While Colston isn’t the flashiest option at wide receiver, he has only ranked outside of the top 20 wide receivers twice in his career. He's a model of yearly consistency. And, of course, we all know that the Saints have a prolific offense with quarterback Drew Brees.

Thus, Colston's spike from the fifth pick in Round 8 to first in Round 7 is justified.

With the exception of last year’s dip in production and 2008’s season in which he only played in 11 games, Colston has averaged 1,105 receiving yards and 8 touchdowns per season in New Orleans. With former pass-catching back, Darren Sporles, now in Philly, Colston shouldn't lose any volume.

In truth, his current ADP as the 30th-best wide receiver is a value given our projections, as he's currently ranked as our number 24 wideout.

Terrance Williams, WR, Dallas Cowboys

Williams had a decent rookie season a year ago, totaling 46 receptions which led to 736 yards and 5 trips to the house. He finished as the 40th-best wideout in fantasy football as a result. He's currently slotted as the eighth pick in Round 7 (81st overall), which is up 11 picks from May 1st.

Williams certainly has a great opportunity playing in a pass offense that has produced good fantasy options such as Dez Bryant and Jason Witten. And he could end up being worth his current cost. However, it's interesting to see him ahead of guys like Reggie Wayne (87th overall) and Dwayne Bowe (108th overall). We have both of those wideouts ranked ahead of Williams.

Pass on him if his stock remains where it is. If he slides back in the draft, the upside is there to get him, as his ceiling as a young wideout is fairly high. Right now, however, we like safer options around his current ADP.

Dropping Like They're Hot

Ben Tate, RB, Cleveland Browns

Many thought that, when Tate signed with the Browns, that he’d be the bell-cow back in Cleveland. After they drafted Terrance West in the third round of the NFL Draft though, the optimism for Tate was shattered.

It seems as though Tate should get a good crack at the starting gig though. The Browns' are now led by former Redskins' offensive coordinator Kyle Shanahan, who produced two straight top 15 running back seasons with Alfred Morris. The approach and scheme fits Tate, too, who's coming from a zone-blocking background in Houston.

Prior to the draft, Tate was being selected at the tail-end of Round 3. Today, he's being drafted at the end of Round 5. His current cost fits much better with where we have him ranked, as the 28th-best running back in fantasy. He's not a bad option if you get him as your third running back.

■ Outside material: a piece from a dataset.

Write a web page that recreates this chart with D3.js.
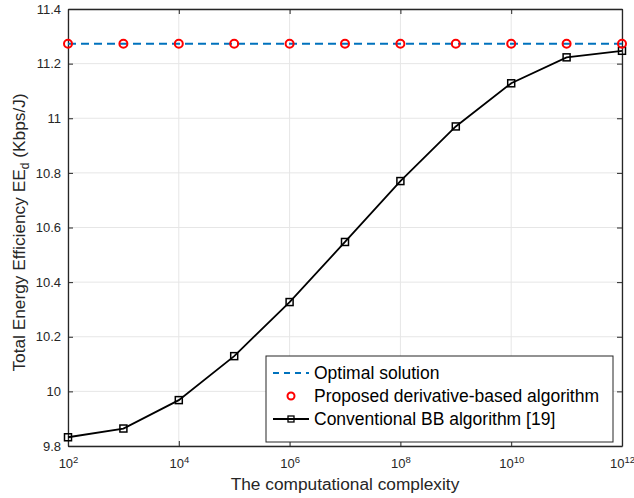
<!DOCTYPE html>
<html><head><meta charset="utf-8">
<script src="https://cdn.jsdelivr.net/npm/d3@7"></script>
<style>body{margin:0;background:#fff;} svg{display:block;font-family:"Liberation Sans",Arial,sans-serif;}</style>
</head><body>
<svg id="c" width="634" height="498"></svg>
<script>
const complexity = [1e2,1e3,1e4,1e5,1e6,1e7,1e8,1e9,1e10,1e11,1e12];
const optimal = [11.273,11.273,11.273,11.273,11.273,11.273,11.273,11.273,11.273,11.273,11.273];
const proposed = [11.273,11.273,11.273,11.273,11.273,11.273,11.273,11.273,11.273,11.273,11.273];
const conventional = [9.832,9.864,9.968,10.129,10.327,10.547,10.770,10.970,11.128,11.223,11.247];
const xTicks = [1e2,1e4,1e6,1e8,1e10,1e12];
const yTicks = [9.8,10,10.2,10.4,10.6,10.8,11,11.2,11.4];
const legendLabels = ["Optimal solution","Proposed derivative-based algorithm","Conventional BB algorithm [19]"];

const svg = d3.select("#c");
const L=68,R=622,T=9,B=446;
const x = d3.scaleLog().domain([1e2,1e12]).range([L,R]);
const y = d3.scaleLinear().domain([9.8,11.4]).range([B,T]);
const axC="#262626";

// grid
const g = svg.append("g");
g.selectAll(".vg").data(xTicks).enter().append("line")
 .attr("x1",d=>x(d)).attr("x2",d=>x(d)).attr("y1",T).attr("y2",B)
 .attr("stroke","#e6e6e6").attr("stroke-width",1);
g.selectAll(".hg").data(yTicks).enter().append("line")
 .attr("y1",d=>y(d)).attr("y2",d=>y(d)).attr("x1",L).attr("x2",R)
 .attr("stroke","#e6e6e6").attr("stroke-width",1);

// axes
const fmtX = ()=>"";
const xa = svg.append("g").attr("transform",`translate(0,${B})`)
 .call(d3.axisBottom(x).tickValues(xTicks).tickFormat(fmtX).tickSizeInner(-5).tickSizeOuter(0));
const xt = svg.append("g").attr("transform",`translate(0,${T})`)
 .call(d3.axisTop(x).tickValues(xTicks).tickFormat(fmtX).tickSizeInner(-5).tickSizeOuter(0));
const ya = svg.append("g").attr("transform",`translate(${L},0)`)
 .call(d3.axisLeft(y).tickValues(yTicks).tickFormat(d=>d3.format("")(+d.toFixed(1))).tickSizeInner(-5).tickSizeOuter(0).tickPadding(7));
const yr = svg.append("g").attr("transform",`translate(${R},0)`)
 .call(d3.axisRight(y).tickValues(yTicks).tickFormat(()=>"").tickSizeInner(-5).tickSizeOuter(0));
[xa,xt,ya,yr].forEach(a=>{
 a.select(".domain").attr("stroke",axC).attr("stroke-width",1.3);
 a.selectAll(".tick line").attr("stroke",axC).attr("stroke-width",1);
 a.selectAll("text").attr("fill",axC).style("font-size","13px").style("font-family","Liberation Sans, Arial, sans-serif");
});
// x tick labels with superscripts
xa.selectAll(".tick").each(function(d){
 const t = d3.select(this).append("text").attr("y",22).attr("text-anchor","middle").attr("fill",axC)
  .style("font-size","13px");
 t.append("tspan").text("10");
 t.append("tspan").attr("dy",-5).style("font-size","9.5px").text(Math.round(Math.log10(d)));
});

// optimal dashed line
svg.append("path").datum(complexity.map((c,i)=>[c,optimal[i]]))
 .attr("d",d3.line().x(d=>x(d[0])).y(d=>y(d[1])))
 .attr("fill","none").attr("stroke","#0072BD").attr("stroke-width",2).attr("stroke-dasharray","8,5");
// conventional
svg.append("path").datum(complexity.map((c,i)=>[c,conventional[i]]))
 .attr("d",d3.line().x(d=>x(d[0])).y(d=>y(d[1])))
 .attr("fill","none").attr("stroke","#000").attr("stroke-width",1.8);
svg.selectAll(".sq").data(complexity.map((c,i)=>[c,conventional[i]])).enter().append("rect")
 .attr("x",d=>x(d[0])-3.5).attr("y",d=>y(d[1])-3.5).attr("width",7).attr("height",7)
 .attr("fill","none").attr("stroke","#000").attr("stroke-width",1.5);
// proposed circles
svg.selectAll(".ci").data(complexity.map((c,i)=>[c,proposed[i]])).enter().append("circle")
 .attr("cx",d=>x(d[0])).attr("cy",d=>y(d[1])).attr("r",4)
 .attr("fill","none").attr("stroke","#ff0000").attr("stroke-width",2);

// legend
const lg = svg.append("g");
lg.append("rect").attr("x",266).attr("y",356).attr("width",347).attr("height",86)
 .attr("fill","#fff").attr("stroke",axC).attr("stroke-width",1);
const rows=[373,396,419];
lg.append("line").attr("x1",273).attr("x2",309).attr("y1",rows[0]).attr("y2",rows[0])
 .attr("stroke","#0072BD").attr("stroke-width",2).attr("stroke-dasharray","6,5");
lg.append("circle").attr("cx",291).attr("cy",rows[1]).attr("r",3.5)
 .attr("fill","none").attr("stroke","#ff0000").attr("stroke-width",2);
lg.append("line").attr("x1",273).attr("x2",309).attr("y1",rows[2]).attr("y2",rows[2])
 .attr("stroke","#000").attr("stroke-width",1.8);
lg.append("rect").attr("x",288).attr("y",rows[2]-3).attr("width",6).attr("height",6)
 .attr("fill","none").attr("stroke","#000").attr("stroke-width",1.3);
legendLabels.forEach((t,i)=>{
 lg.append("text").attr("x",314).attr("y",rows[i]+6).text(t)
  .attr("fill","#000").style("font-size","17.5px");
});

// axis labels
svg.append("text").attr("x",345).attr("y",490).attr("text-anchor","middle")
 .attr("fill",axC).style("font-size","17.3px").text("The computational complexity");
const yl = svg.append("text").attr("transform",`translate(25,${(T+B)/2+5}) rotate(-90)`)
 .attr("text-anchor","middle").attr("fill",axC).style("font-size","17.3px");
yl.append("tspan").text("Total Energy Efficiency EE");
yl.append("tspan").attr("dy",4).style("font-size","12px").text("d");
yl.append("tspan").attr("dy",-4).text("  (Kbps/J)");
</script>
</body></html>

Aaron Dobson, WR, New England Patriots

Second-year Patriots' receiver, Aaron Dobson, could be the weapon that the Patriots have been lacking. The 6-foot-3, 210-pound receiver has excellent speed, showcased at Marshall's Pro Day when he ran a 4.4 40-yard dash.

He is currently being drafted as the 139th overall player and the 53rd-best wide receiver, behind rookies Kelvin Benjamin and Jordan Matthews. Since the beginning of May, his ADP has actually dropped over a round thanks to these newcomers.

It's great to take second-year, high-upside receivers ahead of the rooks. He didn't overwhelm last year, but he ranked sixth in the entire NFL in Success Rate - the percentage of passes that contribute positively towards a team's NEP - a season ago. He was also the most efficient Patriot wide receiver according to our metrics.

Our own JJ Zachariason pointed out in a column earlier this week that it's truly a crapshoot when trying to find the next big thing at wide receiver late in your draft. Given the offense that Dobson is in and the potential he showed a season ago, there's tremendous upside. At that point in the draft, it's better to ignore the floors of players and go for that upside. Dobson could be your guy, despite our conservative approach with his projection.